Corollary 12.2 (Attainment) Let

$X_1,\cdots,X_n$ be i.i.d.

$f(x|\theta)$ where

$f(x|\theta)$ satisfies the conditions of the Cramer-Rao Theorem. Let

$L(\theta|\mathbf{x})=\prod_{i=1}^nf(x_i|\theta)$ denote the likelihood function. If

$W(\mathbf{X})=(X_1,\cdots,X_n)$ is any unbiased estimator of

$\tau(\theta)$ , then

$W(\mathbf{X})$ attains the Cramer-Rao Lower Bound if and only if

$\begin{equation} a(\theta)[W(\mathbf{x})-tau(\theta)]=\frac{\partial}{\partial\theta}\log L(\theta|\mathbf{x}) \tag{12.34} \end{equation}$ for some function

$a(\theta)$ .

Proof.

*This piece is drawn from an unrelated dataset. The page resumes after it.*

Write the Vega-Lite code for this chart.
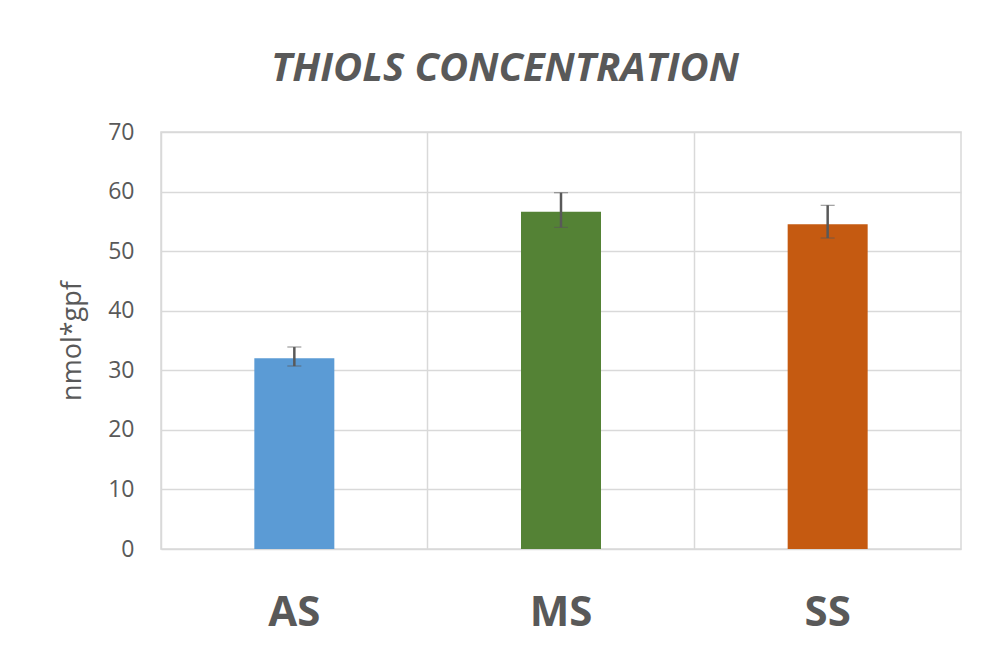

The Cramer-Rao Inequality can be written as $\begin{equation} [Cov_{\theta}(W(\mathbf{X}),\frac{\partial}{\partial\theta}\log \prod_{i=1}^nf(X_i|\theta))]^2\leq Var_{\theta}(W(\mathbf{X}))Var(\frac{\partial}{\partial\theta}\log \prod_{i=1}^nf(X_i|\theta)) \tag{12.35} \end{equation}$ and recalling that $E_{\theta}W=\tau(\theta)$ , $E_{\theta}(\frac{\partial}{\partial\theta}\log \prod_{i=1}^nf(X_i|\theta))=0$ . (12.35) is just Cauchy-Schwarz inequality in probability, it can also be written as $\begin{equation} \begin{split} &|<W-E_{\theta}W,\frac{\partial}{\partial\theta}\log \prod_{i=1}^nf(X_i|\theta)-E_{\theta}(\frac{\partial}{\partial\theta}\log \prod_{i=1}^nf(X_i|\theta))>|^2\\ &\leq<W-E_{\theta}W,W-E_{\theta}W><\frac{\partial}{\partial\theta}\log \prod_{i=1}^nf(X_i|\theta)-E_{\theta}(\frac{\partial}{\partial\theta}\log \prod_{i=1}^nf(X_i|\theta)),\\ &\frac{\partial}{\partial\theta}\log \prod_{i=1}^nf(X_i|\theta)-E_{\theta}(\frac{\partial}{\partial\theta}\log \prod_{i=1}^nf(X_i|\theta))> \end{split} \tag{12.36} \end{equation}$ Thus, by the sufficient and necessary condition for the equal sign holds in Cauchy-Schwarz inequality, we need to have $W(\mathbf{x})-\tau(\theta)$ is proportional to $\frac{\partial}{\partial\theta}\log \prod_{i=1}^nf(X_i|\theta)$ , which is exactly (12.34).

Example 12.9 (Normal Variance Bound Continued) As in Example 12.8, we have

$\begin{equation} L(\mu,\sigma^2|\mathbf{x})=(2\pi\sigma^2)^{-1/2}exp(-\frac{(x-\mu)^2}{2\sigma^2}) \tag{12.37} \end{equation}$ and hence

$\begin{equation} \frac{\partial}{\partial\sigma^2}\log L(\mu,\sigma^2|\mathbf{x})=\frac{n}{2\sigma^4}(\sum_{i=1}^n\frac{(x_i-\mu)^2}{n}-\sigma^2) \tag{12.38} \end{equation}$ Thus, taking

$a(\sigma^2)=n/(2\sigma^4)$ shows that the best unbiased estimator of

$\sigma^2$ is

$\sum_{i=1}^n\frac{(x_i-\mu)^2}{n}$ which is not calculable if

$\mu$ is unknown. In that case, the bound cannot be attained.